Physiogenomics introduces a new paradigm in the genetic analysis of complex phenotypes. Historically, a candidate gene approach identified one specific hypothesis. However, such focused hypotheses are often unrealistic given the number of overlapping pathways at the organismic, cellular, and molecular levels. Array technologies provide efficient methods to simultaneously probe large numbers of genes using general hypotheses about entire pathways and systems. As a previous example of this approach, we had demonstrated a strong association between CK activity during statin treatment and variability in genes related to vascular function, angiotensin II Type 1 receptor (AGTR1) and nitric oxide synthase 3 (NOS3) [44]. This finding had led us to suggest the novel hypothesis that vascular smooth muscle function may contribute to the muscle side effects of statins.

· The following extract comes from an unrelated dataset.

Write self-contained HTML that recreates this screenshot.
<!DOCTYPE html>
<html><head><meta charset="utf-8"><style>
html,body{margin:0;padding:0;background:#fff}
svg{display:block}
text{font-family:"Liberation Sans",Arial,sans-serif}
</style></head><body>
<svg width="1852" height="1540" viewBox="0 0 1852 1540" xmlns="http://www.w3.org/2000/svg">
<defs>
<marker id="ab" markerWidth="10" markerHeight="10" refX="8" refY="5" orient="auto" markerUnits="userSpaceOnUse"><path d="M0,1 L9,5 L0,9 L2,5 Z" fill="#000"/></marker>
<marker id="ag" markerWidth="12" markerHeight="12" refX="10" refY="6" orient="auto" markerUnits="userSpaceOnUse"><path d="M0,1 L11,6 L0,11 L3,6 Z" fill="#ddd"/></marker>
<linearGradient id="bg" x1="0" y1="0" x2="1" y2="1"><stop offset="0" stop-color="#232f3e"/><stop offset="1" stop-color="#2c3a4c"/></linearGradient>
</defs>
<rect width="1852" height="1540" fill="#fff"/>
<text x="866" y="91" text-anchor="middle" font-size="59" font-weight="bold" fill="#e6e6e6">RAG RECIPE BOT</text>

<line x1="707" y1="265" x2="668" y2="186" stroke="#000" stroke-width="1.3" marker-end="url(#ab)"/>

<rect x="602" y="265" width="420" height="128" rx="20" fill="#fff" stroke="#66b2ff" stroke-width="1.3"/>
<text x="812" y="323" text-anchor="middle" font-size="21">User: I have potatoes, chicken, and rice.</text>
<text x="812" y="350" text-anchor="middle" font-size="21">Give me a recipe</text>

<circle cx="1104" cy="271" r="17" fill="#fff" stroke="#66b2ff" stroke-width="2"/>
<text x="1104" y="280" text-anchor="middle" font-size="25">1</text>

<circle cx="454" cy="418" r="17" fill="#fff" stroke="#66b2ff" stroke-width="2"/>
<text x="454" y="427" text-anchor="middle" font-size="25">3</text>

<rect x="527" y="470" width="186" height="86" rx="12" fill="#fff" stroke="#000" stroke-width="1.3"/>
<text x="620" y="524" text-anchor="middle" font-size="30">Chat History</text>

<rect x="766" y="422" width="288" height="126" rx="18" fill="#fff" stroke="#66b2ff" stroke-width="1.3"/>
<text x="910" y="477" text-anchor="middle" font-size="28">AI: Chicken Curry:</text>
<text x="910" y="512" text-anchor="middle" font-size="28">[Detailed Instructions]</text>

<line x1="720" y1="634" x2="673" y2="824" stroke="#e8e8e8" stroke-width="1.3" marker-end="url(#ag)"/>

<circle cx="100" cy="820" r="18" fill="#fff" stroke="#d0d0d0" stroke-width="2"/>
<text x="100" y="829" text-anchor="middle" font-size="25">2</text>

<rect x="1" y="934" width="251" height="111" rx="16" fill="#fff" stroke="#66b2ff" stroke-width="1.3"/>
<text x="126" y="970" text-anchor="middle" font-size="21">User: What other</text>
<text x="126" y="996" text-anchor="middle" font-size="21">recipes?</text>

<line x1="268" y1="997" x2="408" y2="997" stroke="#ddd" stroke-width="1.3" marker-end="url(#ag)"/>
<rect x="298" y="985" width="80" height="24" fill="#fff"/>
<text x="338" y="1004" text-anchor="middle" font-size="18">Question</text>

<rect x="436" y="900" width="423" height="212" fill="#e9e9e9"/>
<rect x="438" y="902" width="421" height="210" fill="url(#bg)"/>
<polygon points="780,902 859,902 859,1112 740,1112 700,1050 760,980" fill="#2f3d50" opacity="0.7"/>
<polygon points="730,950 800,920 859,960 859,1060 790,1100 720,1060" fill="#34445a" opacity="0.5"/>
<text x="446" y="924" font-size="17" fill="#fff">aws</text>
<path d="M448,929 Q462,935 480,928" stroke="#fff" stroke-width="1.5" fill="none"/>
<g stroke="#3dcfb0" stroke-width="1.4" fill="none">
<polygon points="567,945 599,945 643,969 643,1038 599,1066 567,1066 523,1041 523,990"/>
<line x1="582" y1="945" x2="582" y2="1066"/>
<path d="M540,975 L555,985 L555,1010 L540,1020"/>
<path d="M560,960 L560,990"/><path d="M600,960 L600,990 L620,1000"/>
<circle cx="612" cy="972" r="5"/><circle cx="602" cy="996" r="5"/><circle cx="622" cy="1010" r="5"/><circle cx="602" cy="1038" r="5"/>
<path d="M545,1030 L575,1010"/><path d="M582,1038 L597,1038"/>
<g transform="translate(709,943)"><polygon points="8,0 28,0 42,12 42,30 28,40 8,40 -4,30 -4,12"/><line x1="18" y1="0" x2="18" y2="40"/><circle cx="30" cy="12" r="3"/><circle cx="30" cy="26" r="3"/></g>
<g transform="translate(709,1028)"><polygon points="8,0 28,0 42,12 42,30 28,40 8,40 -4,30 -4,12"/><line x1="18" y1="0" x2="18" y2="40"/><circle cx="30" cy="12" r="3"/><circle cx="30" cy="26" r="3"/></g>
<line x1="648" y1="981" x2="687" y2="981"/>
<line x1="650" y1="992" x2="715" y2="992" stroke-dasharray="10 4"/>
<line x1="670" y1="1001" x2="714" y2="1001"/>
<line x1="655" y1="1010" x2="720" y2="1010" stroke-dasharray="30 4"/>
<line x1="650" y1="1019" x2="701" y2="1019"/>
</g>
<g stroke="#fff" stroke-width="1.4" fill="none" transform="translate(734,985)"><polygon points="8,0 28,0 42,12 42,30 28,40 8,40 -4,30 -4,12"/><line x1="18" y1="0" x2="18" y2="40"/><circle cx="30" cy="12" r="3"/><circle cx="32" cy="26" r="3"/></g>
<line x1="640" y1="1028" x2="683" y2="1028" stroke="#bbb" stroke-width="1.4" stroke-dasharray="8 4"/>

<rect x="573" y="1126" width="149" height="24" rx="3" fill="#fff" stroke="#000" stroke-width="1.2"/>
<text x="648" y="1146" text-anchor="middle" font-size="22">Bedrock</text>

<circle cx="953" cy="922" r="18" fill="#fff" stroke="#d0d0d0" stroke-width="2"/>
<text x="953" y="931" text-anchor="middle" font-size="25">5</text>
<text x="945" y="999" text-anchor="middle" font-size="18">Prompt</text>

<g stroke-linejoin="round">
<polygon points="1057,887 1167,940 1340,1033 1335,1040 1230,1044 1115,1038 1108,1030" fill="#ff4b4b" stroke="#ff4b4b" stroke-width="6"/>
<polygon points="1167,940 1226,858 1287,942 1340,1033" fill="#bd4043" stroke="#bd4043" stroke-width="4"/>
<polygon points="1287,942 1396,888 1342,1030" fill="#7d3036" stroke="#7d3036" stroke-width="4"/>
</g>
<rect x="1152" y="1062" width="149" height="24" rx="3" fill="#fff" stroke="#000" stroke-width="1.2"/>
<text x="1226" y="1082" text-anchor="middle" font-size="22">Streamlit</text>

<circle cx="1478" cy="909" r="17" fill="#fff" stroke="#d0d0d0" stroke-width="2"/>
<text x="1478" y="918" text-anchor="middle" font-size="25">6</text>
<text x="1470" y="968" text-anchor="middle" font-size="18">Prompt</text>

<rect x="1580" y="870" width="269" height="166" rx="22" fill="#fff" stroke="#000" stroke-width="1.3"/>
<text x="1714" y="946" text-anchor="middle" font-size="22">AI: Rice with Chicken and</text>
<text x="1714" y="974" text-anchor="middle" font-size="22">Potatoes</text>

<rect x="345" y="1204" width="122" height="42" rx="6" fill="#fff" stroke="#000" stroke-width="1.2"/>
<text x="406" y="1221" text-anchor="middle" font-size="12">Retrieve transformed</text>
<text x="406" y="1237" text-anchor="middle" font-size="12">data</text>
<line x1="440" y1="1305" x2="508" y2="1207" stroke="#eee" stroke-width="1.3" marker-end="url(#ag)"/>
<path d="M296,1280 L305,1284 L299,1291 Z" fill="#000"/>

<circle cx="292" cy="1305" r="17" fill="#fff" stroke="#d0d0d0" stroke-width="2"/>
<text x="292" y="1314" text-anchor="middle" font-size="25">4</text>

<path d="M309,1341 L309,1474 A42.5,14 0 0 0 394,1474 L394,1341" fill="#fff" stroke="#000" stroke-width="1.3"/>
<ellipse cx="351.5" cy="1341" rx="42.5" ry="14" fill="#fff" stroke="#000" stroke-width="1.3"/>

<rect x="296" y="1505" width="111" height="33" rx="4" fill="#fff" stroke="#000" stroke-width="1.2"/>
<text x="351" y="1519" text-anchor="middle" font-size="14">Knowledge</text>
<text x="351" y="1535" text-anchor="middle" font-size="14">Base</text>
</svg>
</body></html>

Similarly, we believe that novel hypotheses have been generated in this study. The approach to select gene families or functionally related genes generates positive and negative results for physiogenomic analysis. It is the contrast in statistical significance levels within each of the four functional groups pursued in this study that provides the mechanistic insight. The associated gene markers can be combined into SNP ensembles harnessing their combined predictive power to estimate weight loss attainable from carbohydrate restriction for each individual. The SNP ensemble can then be tested retrospectively or prospectively to assess its predictive diagnostic power in populations separate from the ones used to generate the model. We believe this approach is pivotal to the discovery of multi-gene effects determining human dietary response. Applications to the management of obesity and diabetes include individualized counseling and dietary choice based on innate capacity to react to various nutritional regimens. We foresee the translation of these findings to diagnostic systems for personalized diet.

Competing interests

Dr. Ruano, Mr. Kocherla and Dr. Windemuth are full-time employees and shareholders of Genomas Inc.

Authors' contributions

JSV, MLF, WJK were involved with the acquisition of funding, design, conception and execution of the dietary intervention and biochemical analysis portion of the study, as well as acquisition, analysis and interpretation of data. CEF and RJW were primarily involved in data acquisition, analysis and interpretation of data. GR, AW, and MK performed the genetic analysis. GR, TH, and AW performed the statistical analysis. All authors were involved in the drafting and revision of the manuscript and give their final approval of this version to be published.